Tag Archives: out of court agreement

When an “Agreement” is Not an Agreement.

Let’s agree to disagree.


Parties in a lawsuit have a lot of latitude to agree to settlement terms. This is certainly true in divorce. Virtually everything is negotiable and if an agreement can be reached, usually it will be approved by the Court.

However, to be an enforceable agreement it must be approved by the Court. Until such time as your agreement is reduced to writing, signed and approved by the Court, it is on iffy ground as to enforceability issues. While some issues may be contracted without Court approval in a family law case, such as property division and alimony, some issues can not be enforced absent Court approval, such as child custody related terms.

Likewise, “changing” your Court papers without Court approval is dicey. Swapping out a holiday here or a week there is not usually a big deal, but changing payment terms, amounts, or duration can lead to serious consequences if done without Court approval. Child support vests as it comes due and absent exigent circumstances cannot be forgiven.

An agreement to agree is no agreement at all.

Matthew Thompson is a Divorce Attorney and reminds you to have your Agreement approved by the Court in an Order.


Modifying Your Divorce Without the Court, Think Again.

This is an all too common occurrence.  Mom and Dad get divorced, rock along and a few years down the road they decide to change their deal.  They are getting along, at least better than before the divorce, and both are burned from their past experiences with attorneys and attorney fees.  So…they decide we can handle this like mature adults.  Dad wants a custody tweak, Mom needs a support adjustment – bam-shabang– let’s just do it.

Mom and Dad agree that the Order will be “modified.”  They switch to a week-on, week-off custody arrangement.  The kids are older, it works.  Dad starts paying support directly for the benefit of the kids. He pays for the child’s car and insurance, and picks up health insurance which was previously mom’s responsibility. Dad does not pay mom directly. It’s about the same money, probably.  What could go wrong?  A lot of things!

Court Orders may only be modified by other Court Orders.  Once an Order is issued and in place the parties are bound to follow it.  This is so ironclad  that the Court has a mechanism in place to enforce its Orders that can result in the breaching party having to pay fines and/or go to jail. This process is called Contempt.  If you are not following the Order in your case, you are subject to a contempt petition being filed by the other party.

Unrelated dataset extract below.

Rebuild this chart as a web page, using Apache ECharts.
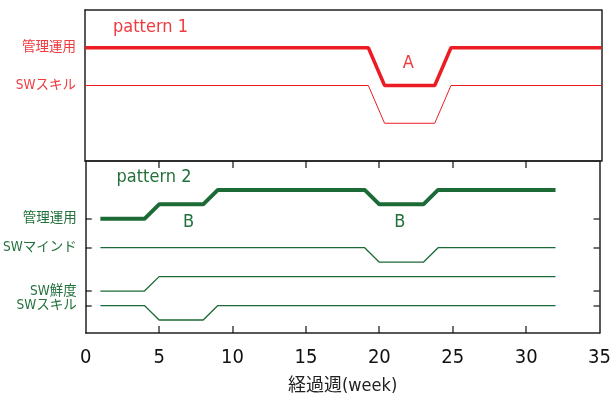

But if we agreed what’s the big deal?  The deal is that Agreement is not worth the paper its written on if it is not approved by the Judge.  At some point in the future, and it never fails, Mom and Dad have a falling out, again.  Mom goes to attorney and tells him that Dad has not paid child support in two years.  Mom sues  Dad for Contempt for all of the “back” support and then “un-agrees” to the custody change and goes back to an every other weekend schedule for visitation.   Dad counter sues for a custody modification seeking custody now due to mom’s change and contempt over the health insurance issue.  The only sure thing now is that each has considerable contempt for the other and the Court is left to sort it out.**

Dad scrambles to get his “proof” that he paid the car and insurance, but that is not what was ordered.  Mom tries to justify her position on the visitation retread because that is what the papers said, as if her hands are tied now and the “papers” know best.  Had they done an Agreed Order and had it approved by the Court, they could have accomplished the same thing and not left the door open for future problems of having the old Order used against them.  Both would have been protected and still had the same “teeth” in enforcing their Agreement it would have just been enforcement of their new Agreement.  Now both have risk and have conducted, at least, actionable non-compliance with the Court order.

If you modify your Order/Agreement do it in writing, signed and approved by the Court. It’s the only way to guaranty that the Agreement is enforceable and for protection from being subject to Contempt for not doing what was in the prior Order.